Change A Vogon Can Believe In

Joe Doakes from Como Park emails:

No less respected economist than Paul Krugman is recommending the US pay down its national debt by minting a Trillion-Dollar Coin. He suggests it be made of platinum because that’s really valuable. I say it should be rubber, not only because “rubber check” accurately captures its value, but because there’s precedent.

Hitchhiker’s Guide to the Galaxy:

“Its exchange rate of eight Ningis to one Pu is simple enough, but since a Ningi is a triangular rubber coin six thousand eight hundred miles along each side, no one has ever collected enough to own one Pu. Ningis are not negotiable currency, because the Galactibanks refuse to deal in fiddling small change.”

Obviously, we won’t call it a Ningi, that sounds weird (and we’d owe Doug Adams royalties). We’ll call it a $1 trillion dollar coin. But why stop at one? Why not go all out and issue 16 trillion-dollar coins to pay off the entire national debt completely?

And while we’re at it, why not raise the minimum wage to $100 so we’ll all be rich?
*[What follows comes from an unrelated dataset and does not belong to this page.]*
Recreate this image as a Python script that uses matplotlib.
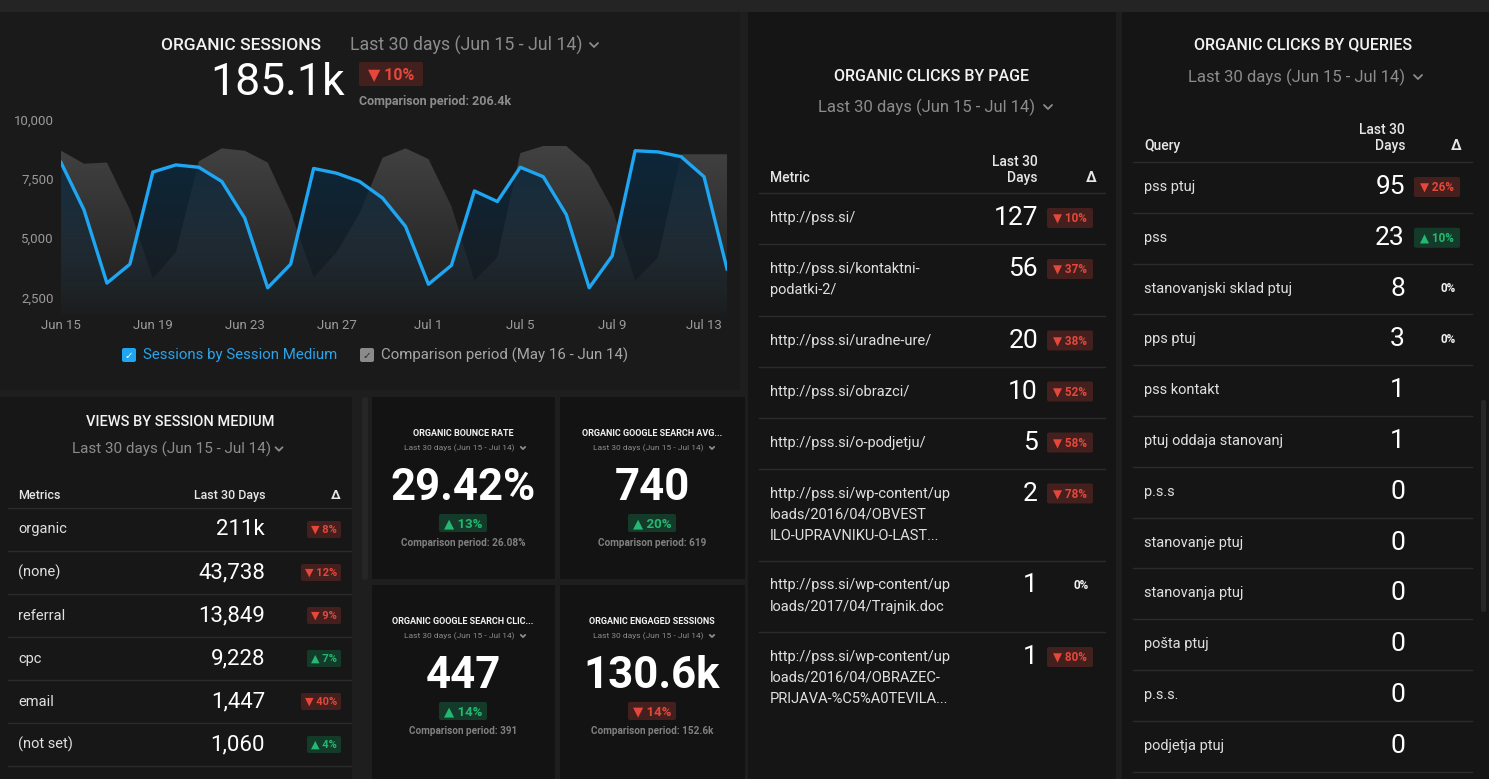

And throw in free cosmetic surgery, paid for by Obamacare.

Rich, handsome, debt free . . . now THAT’s the kind of Hope and Change I was looking for.

Joe Doakes

Como Park.

I’m afraid to ask an esteemed economist like Prostetnic Vogon Krugman how we’re going to pay for a trillion dollars worth of platinum – or what that’ll do to the world’s platinum supply.


11 thoughts on “Change A Vogon Can Believe In

  1. Fun with numbers – somebody had to do it.

    1g bar of Pt = $80. Thickness of bar is 0.8mm. This means a $1,000,000,000,000 bar/coin will weigh 27,557,500lbs and will be 6,214 miles thick. In all history, about 12,500,000lbs of Pt were mined.

    Am I the only one that thinks air in DC is severely lacking in O2? Is everyone in DC, DFL, MSM been replaced by Vogons?

  2. “No less respected economist than Paul Krugman”

    Bit of an ironic typo. In my mind, there IS no less-respected economist than Paul Krugman.

  3. I’d love to see a ravenous bug-blatter beast of Traal romping through the NY Times offices. Meanwhile Washington is counting on the Infinite Improbability Drive to solve the deficit crisis.

    Vote Beeblebrox.

  4. States have to balance their budgets. A majority of states are run by conservatives.
    Some conservatives (Steve Green, for example), say that they can’t quite figure out Obama’s governing philosophy.
    It is simple. Spend money. Without deficit spending, he would be out of office in about a week. He cannot govern without spending a trillion or so dollars more than people are willing to be taxed. It’s not in his skill set.
    And hey, I (or Mitch or Swiftee or anyone, really) could be elected and re-elected if we could do that. Turn off the dollar machine and his support collapses.

  5. OK, so we can now count Paul Krugman in the “Weimar Republik” school of monetary policy. Don’t ya think that once a guy does that, he loses his right to be called an economist and can give back that Sveriges Riksbank prize back, not to mention his Ph.D., bachelor’s degree, high school diploma, and kindergarten graduation certificate–not to mention his voter registration card?

  6. Col. Flagg
    It really depends on your perspective as to how much you respect Krugman. If you have a basic knowledge of what a budget is you can see Krugman for the fool he is. If you believe that the way to prosperity is through maxing out all your credit cards then you probably think he is worthy of his Nobel.

  7. Quite frankly, I’m surprised that Krugman didn’t suggest that Obama have the end of every rainbow checked for the pot of gold rumored to be there!

  8. This platinum coin doesn’t have to be platinum, and absolutely does not need to contain $1T worth of platinum. This coin need have no intrinsic value, and that is essentially the point. Take an ordinary penny, have the US mint scratch-awl “$1,000,000,000,000.00” on it where the “one cent” is, and the deed is done. Sixteen of them should be just a little harder, but Obama could be the Prez who paid off the US debt!

  9. Hmm… You may have somethign there JE. Not without precedent either. I have an authentic 1T Zimbabwe dollar bill – it even has an expiration date!

  10. JE that may be a portent of things to come. There is a strong indication the remaining coins in circulation that have silver left in them, will be pulled and replaced with another that is made of cheaper metal. The silver will then be melted and sold on the open market to feed the Democrats ATM.

  11. Sorry. Joe lost me at “No less respected an eonomist as Paul Krugman”. Obama gota Nobel peace prize. I give them both the same respect.